Если вчитаться, Мориак не так уж ясен и прост. Он как будто послушный ревностный католик, но с неожиданно-гневными пророческими обличениями, с аскетической устремленностью, с осуждением благополучной веры и жизни, с каким-то глухим протестом против жизни вообще. Мне кажется, лояльным церковникам должно становиться не по себе, когда они читают его мрачные, тяжелые романы или пессимистическую, непримиримую книгу о «долге христианина». Можно подумать, вот-вот он сорвется в непозволительную ересь. Но в конце концов, покорное смирение побеждает.
Самые замечательные его произведения – «Тереза Декеру», «Поцелуй прокаженного», «Змеиный узел» – проникнуты особой атмосферой, удушливой, скрыто-злобной, беспощадной. Впрочем, у Мориака нет окончательно неудавшихся книг. На каждой из них отпечаток его писательской опытности, его страстного ума и воззрений, в каждой – этот сгущенно-удушливый воздух.
Обычно, его герои безвольные или дурные, жертвы и мучители, в свою очередь раздавленные собственной гнетущей одержимостью. Они живут в безобразном мире провинциальных сплетен, грубого стяжательства и злобных, тиранических отношений.

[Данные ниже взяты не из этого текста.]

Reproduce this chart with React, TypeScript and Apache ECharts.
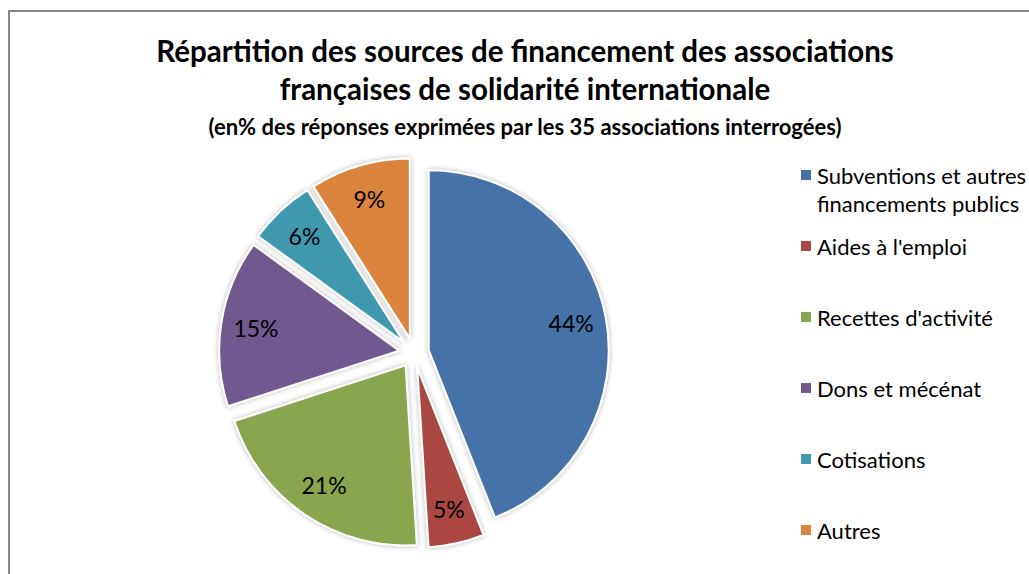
import React, { useEffect, useRef } from "react";
import * as echarts from "echarts";

const categories = [
  "Subventions et autres financements publics",
  "Aides à l'emploi",
  "Recettes d'activité",
  "Dons et mécénat",
  "Cotisations",
  "Autres",
];
const values = [44, 5, 21, 15, 6, 9];
const colors = ["#4572A7", "#AA4643", "#89A54E", "#71588F", "#4198AF", "#DB843D"];
const titleLines = [
  "Répartition des sources de financement des associations",
  "françaises de solidarité internationale",
];
const subtitle = "(en% des réponses exprimées par les 35 associations interrogées)";

export default function App() {
  const ref = useRef<HTMLDivElement>(null);
  useEffect(() => {
    if (!ref.current) return;
    const chart = echarts.init(ref.current, null, { renderer: "svg" });
    const data = categories.map((name, i) => ({
      name,
      value: values[i],
      selected: true,
      itemStyle: { color: colors[i] },
    }));
    const common = {
      type: "pie",
      center: [414, 353],
      startAngle: 90,
      clockwise: true,
      selectedMode: "multiple",
      selectedOffset: 15,
      avoidLabelOverlap: false,
      emphasis: { disabled: true },
      labelLine: { show: false },
    };
    chart.setOption({
      animation: false,
      color: colors,
      title: {
        text: titleLines.join("\n"),
        subtext: subtitle,
        left: 520,
        top: 26,
        textAlign: "center",
        padding: 5,
        itemGap: 7,
        textStyle: {
          fontFamily: "Lato",
          fontWeight: "bold",
          fontSize: 29.5,
          lineHeight: 38,
          color: "#000",
        },
        subtextStyle: {
          fontFamily: "Lato",
          fontWeight: "bold",
          fontSize: 22,
          lineHeight: 24,
          color: "#000",
        },
      },
      legend: {
        orient: "vertical",
        left: 794,
        top: 128,
        height: 560,
        itemWidth: 12,
        itemHeight: 12,
        itemGap: -13,
        icon: "rect",
        selectedMode: false,
        data: categories,
        formatter: (name: string) =>
          name === categories[0]
            ? "\nSubventions et autres\nfinancements publics"
            : "\n" + name + "\n",
        textStyle: {
          fontFamily: "Lato",
          fontSize: 22,
          lineHeight: 28,
          color: "#000",
        },
      },
      graphic: [
        {
          type: "rect",
          shape: { x: 9, y: 11, width: 1200, height: 700 },
          style: { fill: "none", stroke: "#878787", lineWidth: 2 },
          silent: true,
        },
      ],
      series: [
        {
          ...common,
          name: "pie",
          radius: 180,
          label: { show: false },
          itemStyle: {
            borderColor: "#ffffff",
            borderWidth: 2,
            shadowBlur: 5,
            shadowColor: "rgba(0,0,0,0.3)",
          },
          data,
        },
        {
          ...common,
          name: "labels",
          radius: [104, 180],
          silent: true,
          label: {
            show: true,
            position: "inside",
            formatter: "{c}%",
            fontFamily: "Lato",
            fontSize: 23,
            color: "#000",
          },
          itemStyle: { color: "transparent", borderWidth: 0 },
          data: categories.map((name, i) => ({
            name,
            value: values[i],
            selected: true,
            itemStyle: { color: "transparent" },
          })),
        },
      ],
    });
    return () => chart.dispose();
  }, []);
  return (
    <div
      ref={ref}
      style={{ position: "absolute", left: 0, top: 0, width: 1029, height: 574, background: "#fff" }}
    />
  );
}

Всё это усугубляется повышенной совестливостью автора, постоянным ощущением греха. Не всегда наступают раскаяние и просветление, и часто они кажутся неоправданными, особенно для человека неверующего, не прошедшего таким же путем. В подобных случаях повествование как бы чрезмерно убыстряется, и возникает досада на пропуски и недоговоренности. Зато в каждом романе между строк смутно чувствуется иной мир, суровый, чистый, без малейшей слащавости.
И вот, самое неожиданное у Мориака: вся эта сложность, многопланность и тяжесть умещается в книгах сравнительно коротких, где соблюдены безукоризненная композиция, отчетливый сюжет, нарастание, развязка, в книгах, написанных ровными, гладкими фразами, при полном почти отсутствии своеобразия в языке и стиле. Невольно является вопрос, не есть ли это писательская ошибка, напрасное умаление себя, и не возникает ли некоторое несоответствие между тоном и содержанием, мыслью и словом, не нарушается ли цельность писательского задания и выполнения. Мы подходим к общему, неизбежному, вечному противоположению французского «сделанного» романа и «текучего», жизнеподобного, русского, отчасти также английского.
Мне пришлось однажды видеть Мориака, незадолго до его избрания в Академию. Очень высокий, худой, в меру моложавый для своих 48-ми лет, буржуазно подтянутый, с розеткой Почетного легиона, почему-то меня удивившей, воспитанный, без чрезмерной, предусмотрительной любезности, он был наиболее видным гостем того литературного салона, куда я случайно попал, и к нему постоянно, по каждому пустяку обращались. Он отмалчивался, ссылаясь на болезнь горла, и, действительно, говорил хриплым, еле слышным голосом, и вдруг оживился, когда начали спорить о Прусте. После чрезвычайных похвал, он заявил убежденно, даже запальчиво: «И все-таки Пруста нельзя считать романистом, он не осознавал того, что пишет, таково и личное мое впечатление от нескольких разговоров с ним: он был скорее “lieu de passage”». Это непереводимое французское выражение должно, по-видимому, означать среду, что угодно воспринимающую и затем бессознательно излучающую воспринятое. Мне почудилось в раздраженном его упреке осуждение той самойстихийности и «текучести», которая, быть может, Мориаку представляется чем-то вроде необузданного хаоса.
Поплавский
Кажется, никто так не умел раздражать приверженцев академизма и рутины, как неизменно раздражал их Поплавский. Но мы, его союзники и друзья, не имеем никаких оснований преуменьшать значение Поплавского и скрывать свое восхищение. Где-то у Вовенарга не без резкости сказано, что всегдашняя умеренность мнений, всегдашний страх кого-либо одобрить, кем-либо восхититься до конца, есть признак человеческой слабости. В этих словах дано определение особого литературного снобизма, и от такого трусливого снобизма Поплавский страдал, как лишь немногие, и с ним боролся сознательно и страстно.
Бывают люди обыкновенные и в то же время бесспорно замечательные, похожие во всем на других, но то, что у других вяло и бледно, у них сгущается и обостренно выражается. Бывают люди необычайные, неповторимые, ни на кого другого не похожие и при этом вовсе не замечательные – их отличия и вся их обособленность неинтересны и жалко-скучны. Поплавский был редким примером и замечательного и необыкновенного человека. К его истокам и душевному центру просто нет и не может быть путей: мы не найдем аналогий ни с кем, и любая проницательность бессильна при отсутствии схожего опыта. Пожалуй, единственное, что нам остается – об этом судить, точнее, догадываться по отдаленным и сбивчивым намекам в его разговорах и стихах.